Eff zawsze siadała w końcowych ławkach, przecież to idealne miejsce, aby w razie wyjątkowo nudnej lekcji pogapić się przez okno, czy też po zebranych. Przednie ławki absolutnie się do tego nie nadawały. Teoria, wiadomo pierwsza lekcja tego roku. Właściwie mogła się zjawić dopiero na drugiej lekcji, tak, tak to byłoby rozsądniejsze wyjście. Słuchała nauczycielki, jak i osób odpowiadających ze średnią uwagą. Znała to przecież z poprzedniego roku.
- nauka o liczbach i przede wszystkim o ich znaczeniu - powiedziała Angie podnosząc rękę. - Bada się ich wpływ na życie ludzkie, a każda liczba lub cyfra oznacza coś innego. Można tego używać do określenia czyjegoś charakteru lub wróżb. Pomaga ona ludziom odnaleźć i rozwinąć mocne strony i zdolności, pomaga rozwiązywać przeszkody i wytyczyć drogę, którą powinniśmy obrać w przyszłości...
Ostatnio zmieniony przez Angie Fiddle dnia Sro 8 Wrz - 19:31, w całości zmieniany 1 raz
Po cholerę ona się tak stroi. Pomyślała o nauczycielce. Zerkała to na nią, to na jeden róg sali, to na drugi. Wolałaby już jakieś zajęcia praktyczne, nawet jeśli miałaby robić to samo, co wykonuje w domu.

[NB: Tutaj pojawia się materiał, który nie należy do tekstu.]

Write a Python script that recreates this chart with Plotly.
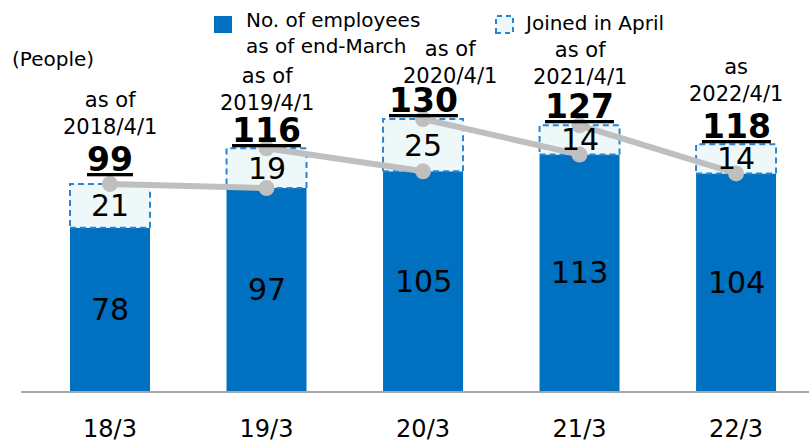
import plotly.graph_objects as go

# ---- data ----
categories = ["18/3", "19/3", "20/3", "21/3", "22/3"]
employees = [78, 97, 105, 113, 104]          # No. of employees as of end-March
joined = [21, 19, 25, 14, 14]                # Joined in April
totals = [99, 116, 130, 127, 118]            # as of April 1
date_labels = ["as of<br>2018/4/1", "as of<br>2019/4/1", "as of<br>2020/4/1",
               "as of<br>2021/4/1", "as<br>2022/4/1"]

# ---- style / layout constants ----
W, H = 809, 441
ML, MR, MT, MB = 21, 0, 0, 50
BLUE = "#0070C0"
LIGHT = "#EFF8F8"
DASH_BLUE = "#2A84D2"
GREY = "#BFBFBF"
FONT = "DejaVu Sans"
BW = 0.511
XR = [-0.5687, 4.466]
YR = [0, 186.9]
date_dy = [70, 59, 57, 62, 64]
date_dx = [0, 0, 27, 0, 0]
total_dy = [24, 18, 19, 19, 18]

pw = W - ML - MR
ph = H - MT - MB


def px(x):
    return (x - ML) / pw


def py(y):
    return (H - MB - y) / ph


xs = list(range(len(categories)))

fig = go.Figure()

fig.add_trace(go.Bar(x=xs, y=employees, width=BW, marker=dict(color=BLUE, line=dict(width=0)),
                     hoverinfo="skip", showlegend=False))

# dashed "joined in April" boxes
rx, ry = [], []
for i in xs:
    e, t = employees[i], totals[i]
    rx += [i - BW / 2, i + BW / 2, i + BW / 2, i - BW / 2, i - BW / 2, None]
    ry += [e, e, t, t, e, None]
fig.add_trace(go.Scatter(x=rx, y=ry, mode="lines", fill="toself", fillcolor=LIGHT,
                         line=dict(color=DASH_BLUE, width=2, dash="6px,4px"),
                         hoverinfo="skip", showlegend=False))

# grey connecting line: April total -> next end-March
lx, ly = [], []
for i in xs[:-1]:
    lx += [i, i + 1, None]
    ly += [totals[i], employees[i + 1], None]
fig.add_trace(go.Scatter(x=lx, y=ly, mode="lines+markers",
                         line=dict(color=GREY, width=6),
                         marker=dict(color=GREY, size=16),
                         hoverinfo="skip", showlegend=False))

ann = []
for i in xs:
    ann.append(dict(x=i, y=employees[i] / 2, text=str(employees[i]), showarrow=False,
                    yanchor="middle", font=dict(family=FONT, size=30, color="#000")))
    ann.append(dict(x=i, y=employees[i] + joined[i] / 2, text=str(joined[i]), showarrow=False,
                    yanchor="middle", font=dict(family=FONT, size=30, color="#000")))
    ann.append(dict(x=i, y=totals[i], text="<b><u>%d</u></b>" % totals[i], showarrow=False,
                    yanchor="middle", yshift=total_dy[i],
                    font=dict(family=FONT, size=33, color="#000")))
    ann.append(dict(x=i, y=totals[i], text=date_labels[i], showarrow=False,
                    yanchor="middle", yshift=date_dy[i], xshift=date_dx[i],
                    font=dict(family=FONT, size=21, color="#000")))

# legend & unit
ann.append(dict(xref="paper", yref="paper", x=px(244), y=py(33), xanchor="left", yanchor="middle",
                align="left", showarrow=False, text="No. of employees<br>as of end-March",
                font=dict(family=FONT, size=20, color="#000")))
ann.append(dict(xref="paper", yref="paper", x=px(522), y=py(23), xanchor="left", yanchor="middle",
                showarrow=False, text="Joined in April",
                font=dict(family=FONT, size=20, color="#000")))
ann.append(dict(xref="paper", yref="paper", x=px(10), y=py(59), xanchor="left", yanchor="middle",
                showarrow=False, text="(People)",
                font=dict(family=FONT, size=20, color="#000")))

shapes = [
    dict(type="rect", xref="paper", yref="paper", x0=px(214), x1=px(232), y0=py(33), y1=py(16),
         fillcolor=BLUE, line=dict(width=0)),
    dict(type="rect", xref="paper", yref="paper", x0=px(496), x1=px(513), y0=py(33), y1=py(16),
         fillcolor=LIGHT, line=dict(color=DASH_BLUE, width=2, dash="5px,4px")),
]

fig.update_layout(
    width=W, height=H,
    margin=dict(l=ML, r=MR, t=MT, b=MB),
    paper_bgcolor="white", plot_bgcolor="white",
    annotations=ann, shapes=shapes, showlegend=False,
    xaxis=dict(range=XR, tickmode="array", tickvals=xs, ticktext=categories,
               showgrid=False, zeroline=False, showline=True, linecolor="#A6A6A6", linewidth=2,
               ticks="", ticklabelstandoff=15, automargin=False,
               tickfont=dict(family=FONT, size=24, color="#000")),
    yaxis=dict(range=YR, visible=False, showgrid=False, zeroline=False, automargin=False),
)

fig.write_html("out.html", config={"displayModeBar": False},
               post_script="document.body.style.margin='0';document.body.style.overflow='hidden';")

Byłoby to ciekawsze niż pieprzona teoria. Nie miała ochoty odpowiadać na pytania i najchętniej położyła by się spać.
Podstawowe pytanie. Pomyślała. - Numerologia to nauka o magicznym, ukrytym znaczeniu liczb. Powstała w czasach starożytnych, jak chiromancja czy astrologia. Pitagoras stworzył koncepcję opartą na twierdzeniu, że liczby mają magiczne znaczenie pozwalające opisać świat. - powiedziała cicho patrząc na profesorkę.